Das DFF-Redaktionsteam hat einen Blick ins Programm geworfen:

Tobias über:

SALARYMAN (JP 2021, R: Allegra Pacheco), Sektion: Nippon Docs

Filmstill aus Salaryman: Geschäftsleute in Anzügen und mit Aktentaschen laufen durch eine Straße.

Manchmal braucht es eine Außenstehende, um eine Verhaltenskultur zu hinterfragen, die in einem Land über Jahrzehnte als Normalität verstanden wurde. Die costa-ricanische Künstlerin und Fotografin Allegra Pacheco reiste für einige Monate nach Japan, um sich eine Auszeit von ihrem anstrengenden Job zu gönnen. Dort angekommen, holte sie ihr Alltag ein, vor dem sie eigentlich fliehen wollte. Ihr fallen zahlreiche Männer in Anzügen auf, die ihre Aktentaschen haltend in Straßenecken schlafen und doch von den restlichen Passant:innen vollkommen unbeachtet bleiben, die an ihnen vorbeiziehen.

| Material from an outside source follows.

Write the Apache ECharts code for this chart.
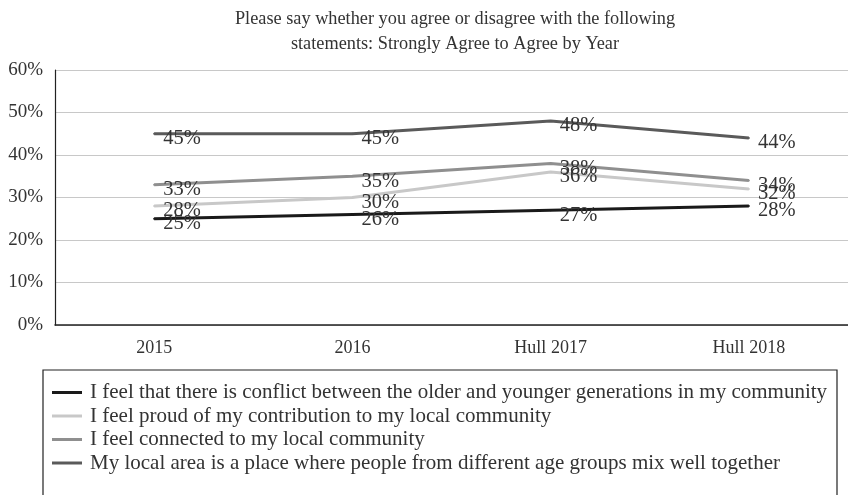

Pancheco entschließt sich, diesem Phänomen auf den Grund zu gehen. In SALARYMAN (2021), ihrem ersten Dokumentarfilm, taucht die Regisseurin ein in die japanische Arbeitswelt und versucht der Welt der Überarbeiteten näher zu kommen. Das Alltags-Credo der Büroangestellten lautet wie folgt: „ganbaru“, was so viel bedeutet wie „durchhalten“. Im Leben dieser Männer (und Frauen) dreht sich alles um Arbeit und das Wohl des Unternehmens. Die Familie muss sich hintenanstellen. Die eigene Freizeit ebenso, wenn es diese überhaupt gibt, kommen die Menschen doch nur zum Schlafen nachhause. Pancheco spricht mit Betroffenen, folgt minutiös ihrem Arbeitsalltag, vom Klingeln des Weckers um 6:30 Uhr am Morgen bis zur Heimfahrt mit der letzten Bahn um Mitternacht. Ist das letzte Meeting doch früher beendet, stürzen sie mit Arbeitskolleg:innen in Bars ab und betrinken sich besinnungslos. Wenigstens ein Vergnügen, das ihnen der Arbeitgeber gestattet. Am Ende des Tages ist häufig der Straßenrand die einzige Möglichkeit, um noch etwas Kraft für den Stress des nächsten Arbeitstages zu tanken.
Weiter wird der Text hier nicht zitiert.